Oracle's confidence is not evidence that you have no options. It is evidence that they know you think you have no options. Those are very different things.
The Conclusion I Keep Coming Back To
The companies that have quietly moved to third-party Oracle support - thousands of organizations worldwide, including Fortune 500 companies and government agencies - did not do it because they were reckless. They did it because they ran the math, got clean on compliance, and decided that at roughly 50% lower maintenance fees, the savings freed up millions in IT budget they could actually use for something.

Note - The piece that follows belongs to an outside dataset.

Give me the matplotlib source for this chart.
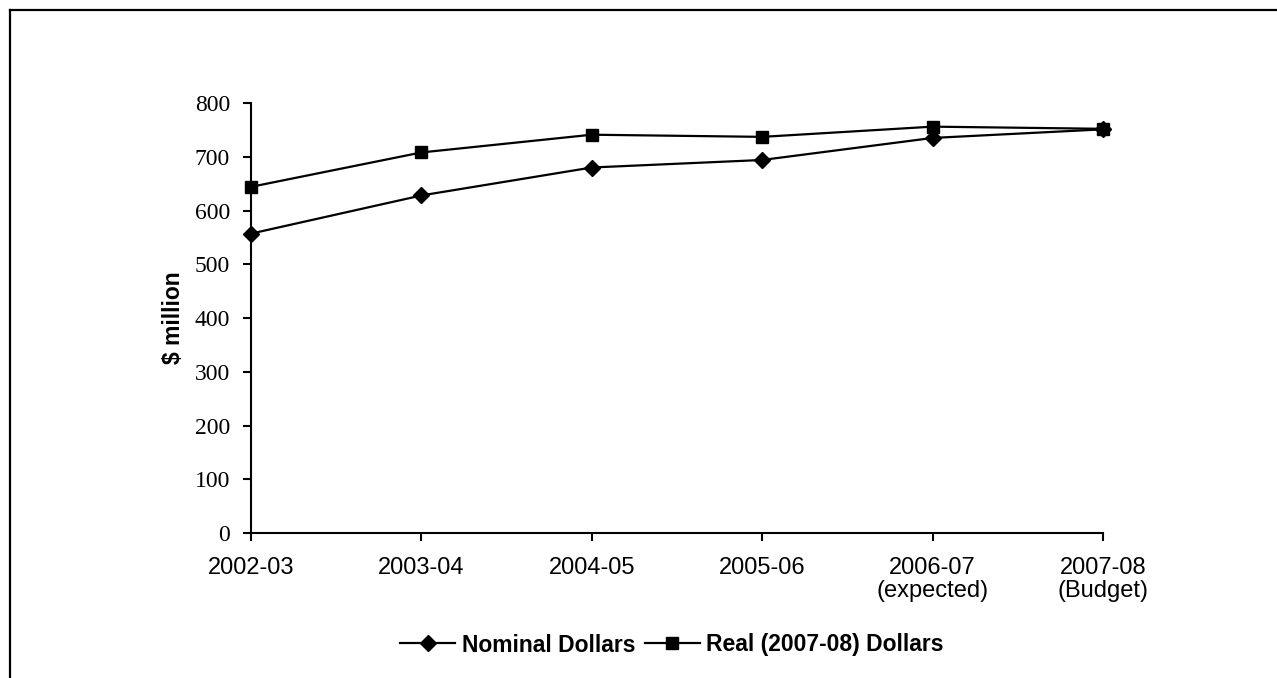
import matplotlib
matplotlib.use("Agg")
import matplotlib.pyplot as plt
from matplotlib.lines import Line2D

years = ["2002-03", "2003-04", "2004-05", "2005-06", "2006-07\n(expected)", "2007-08\n(Budget)"]
nominal = [557, 628, 680, 694, 735, 751]
real = [644, 708, 741, 737, 756, 752]
yticks = [0, 100, 200, 300, 400, 500, 600, 700, 800]

W, H = 1277, 678
fig = plt.figure(figsize=(W / 100, H / 100), dpi=100)
ax = fig.add_axes([251 / W, 1 - 533 / H, (1103 - 251) / W, (533 - 103) / H])

x = list(range(len(years)))
ax.plot(x, nominal, color="black", lw=1.6, marker="D", markersize=8.5,
        label="Nominal Dollars", clip_on=False)
ax.plot(x, real, color="black", lw=1.6, marker="s", markersize=9,
        label="Real (2007-08) Dollars", clip_on=False)

ax.set_xlim(0, len(years) - 1)
ax.set_ylim(0, 800)
ax.set_yticks(yticks)
ax.set_yticklabels([str(v) for v in yticks], family="Liberation Serif", fontsize=17)
ax.set_xticks(x)
ax.set_xticklabels(years, family="Liberation Sans", fontsize=17, linespacing=1.1)

for s in ("top", "right"):
    ax.spines[s].set_visible(False)
for s in ("left", "bottom"):
    ax.spines[s].set_linewidth(1.5)
ax.tick_params(axis="y", direction="out", length=6, width=1.5, pad=9)
ax.tick_params(axis="x", direction="out", length=6, width=1.5, pad=11)

ax.set_ylabel("$ million", family="Liberation Sans", fontweight="bold", fontsize=16.5, labelpad=7)

leg = fig.legend(loc="center", bbox_to_anchor=(672 / W, 1 - 645 / H), ncol=2,
                 frameon=False, prop={"family": "Liberation Sans", "weight": "bold", "size": 16.5},
                 handlelength=2.4, handletextpad=0.3, columnspacing=0.4)

# Frame lines along the top and left edges of the figure
fig.add_artist(Line2D([10 / W, 1.0], [1 - 10 / H, 1 - 10 / H], color="black", lw=1.6,
                      transform=fig.transFigure))
fig.add_artist(Line2D([10 / W, 10 / W], [0.0, 1 - 10 / H], color="black", lw=1.6,
                      transform=fig.transFigure))

fig.savefig("out.png", dpi=100, facecolor="white")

South African companies did not discover something new. They confirmed something that should not be controversial: your Oracle support bill is a line item you chose to pay. It will keep growing at a fixed automatic rate year after year, and the gap widens each year in your favor if you switch. The question is not whether alternatives exist. They do. The question is whether you are going to keep paying Oracle as if they don't.
Eskom ran an urgent procurement tender for third-party Oracle support while managing a national power crisis. You have the luxury of doing this from a conference room with coffee and nobody threatening to turn the lights out. Use that advantage.
Oracle is going to keep opening audits at R7.3 billion and settling at R166 million. That is the playbook. Knowing the playbook is not the same as being able to change it - but knowing the alternative exits exist is the first step to not needing to care about Oracle's playbook at all.
If you are running an enterprise software stack that is deeper in vendor lock-in than you are comfortable with, we have been thinking about this from a few angles. The SaaSpocalypse framing is relevant here. So is the broader question of what AI agents are actually doing inside your current software stack - because if Oracle is eating your modernization budget with support fees, that conversation doesn't even get started.
The bill is a choice. It was always a choice. South Africa just said it out loud.